-- Begin --

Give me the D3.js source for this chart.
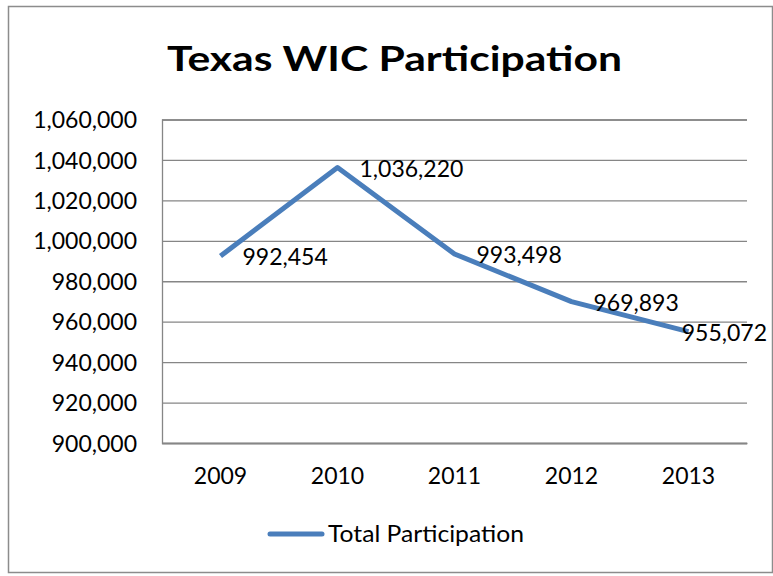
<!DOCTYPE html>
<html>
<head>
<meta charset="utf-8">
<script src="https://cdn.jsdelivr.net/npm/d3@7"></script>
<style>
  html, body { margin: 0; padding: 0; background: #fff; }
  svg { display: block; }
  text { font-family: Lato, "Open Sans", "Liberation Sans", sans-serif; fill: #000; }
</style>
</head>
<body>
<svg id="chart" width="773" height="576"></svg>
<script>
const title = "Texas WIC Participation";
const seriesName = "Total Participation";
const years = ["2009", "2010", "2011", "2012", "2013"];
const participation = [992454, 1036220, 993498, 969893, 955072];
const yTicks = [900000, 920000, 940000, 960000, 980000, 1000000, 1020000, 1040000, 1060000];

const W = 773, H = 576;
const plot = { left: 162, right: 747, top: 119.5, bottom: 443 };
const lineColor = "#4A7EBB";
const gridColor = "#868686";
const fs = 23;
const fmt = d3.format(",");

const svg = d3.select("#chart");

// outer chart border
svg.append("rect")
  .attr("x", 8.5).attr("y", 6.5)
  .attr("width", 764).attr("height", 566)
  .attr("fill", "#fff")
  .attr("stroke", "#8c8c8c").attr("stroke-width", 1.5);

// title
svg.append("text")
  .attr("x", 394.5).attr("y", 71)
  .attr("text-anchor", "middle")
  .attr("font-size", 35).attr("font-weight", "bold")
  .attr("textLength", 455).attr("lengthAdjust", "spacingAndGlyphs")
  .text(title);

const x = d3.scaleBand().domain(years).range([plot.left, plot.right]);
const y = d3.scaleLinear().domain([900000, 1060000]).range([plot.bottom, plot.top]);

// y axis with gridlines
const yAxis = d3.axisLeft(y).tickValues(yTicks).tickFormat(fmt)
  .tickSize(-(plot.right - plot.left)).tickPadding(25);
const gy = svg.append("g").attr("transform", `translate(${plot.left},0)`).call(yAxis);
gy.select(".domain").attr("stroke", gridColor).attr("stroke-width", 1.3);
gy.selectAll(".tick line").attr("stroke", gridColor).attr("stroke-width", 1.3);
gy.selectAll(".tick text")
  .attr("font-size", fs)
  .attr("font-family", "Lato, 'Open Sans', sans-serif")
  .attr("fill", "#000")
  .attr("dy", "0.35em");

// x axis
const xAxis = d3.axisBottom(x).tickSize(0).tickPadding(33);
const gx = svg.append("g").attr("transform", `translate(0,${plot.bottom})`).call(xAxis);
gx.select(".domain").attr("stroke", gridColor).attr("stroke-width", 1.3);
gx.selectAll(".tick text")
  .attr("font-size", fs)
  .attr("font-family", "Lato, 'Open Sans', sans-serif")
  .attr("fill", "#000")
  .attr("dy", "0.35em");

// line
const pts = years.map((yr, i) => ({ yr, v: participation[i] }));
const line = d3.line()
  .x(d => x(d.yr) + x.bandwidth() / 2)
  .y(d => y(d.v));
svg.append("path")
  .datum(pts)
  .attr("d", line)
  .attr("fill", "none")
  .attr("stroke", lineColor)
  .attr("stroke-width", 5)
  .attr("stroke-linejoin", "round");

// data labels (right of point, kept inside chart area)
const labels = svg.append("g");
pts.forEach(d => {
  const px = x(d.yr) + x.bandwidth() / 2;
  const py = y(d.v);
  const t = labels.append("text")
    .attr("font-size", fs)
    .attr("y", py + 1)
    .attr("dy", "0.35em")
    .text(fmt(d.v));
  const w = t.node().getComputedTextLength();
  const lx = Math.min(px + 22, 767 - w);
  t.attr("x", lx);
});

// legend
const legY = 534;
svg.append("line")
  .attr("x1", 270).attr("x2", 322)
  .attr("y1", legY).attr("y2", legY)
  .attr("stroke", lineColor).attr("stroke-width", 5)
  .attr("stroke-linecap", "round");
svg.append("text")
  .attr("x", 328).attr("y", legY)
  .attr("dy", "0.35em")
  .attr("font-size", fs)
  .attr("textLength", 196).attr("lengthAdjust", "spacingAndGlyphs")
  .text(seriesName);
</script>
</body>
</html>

-- End --

Task directions. Give the count of lines in the listing that hold the word "chart", with no other text.

Response. 5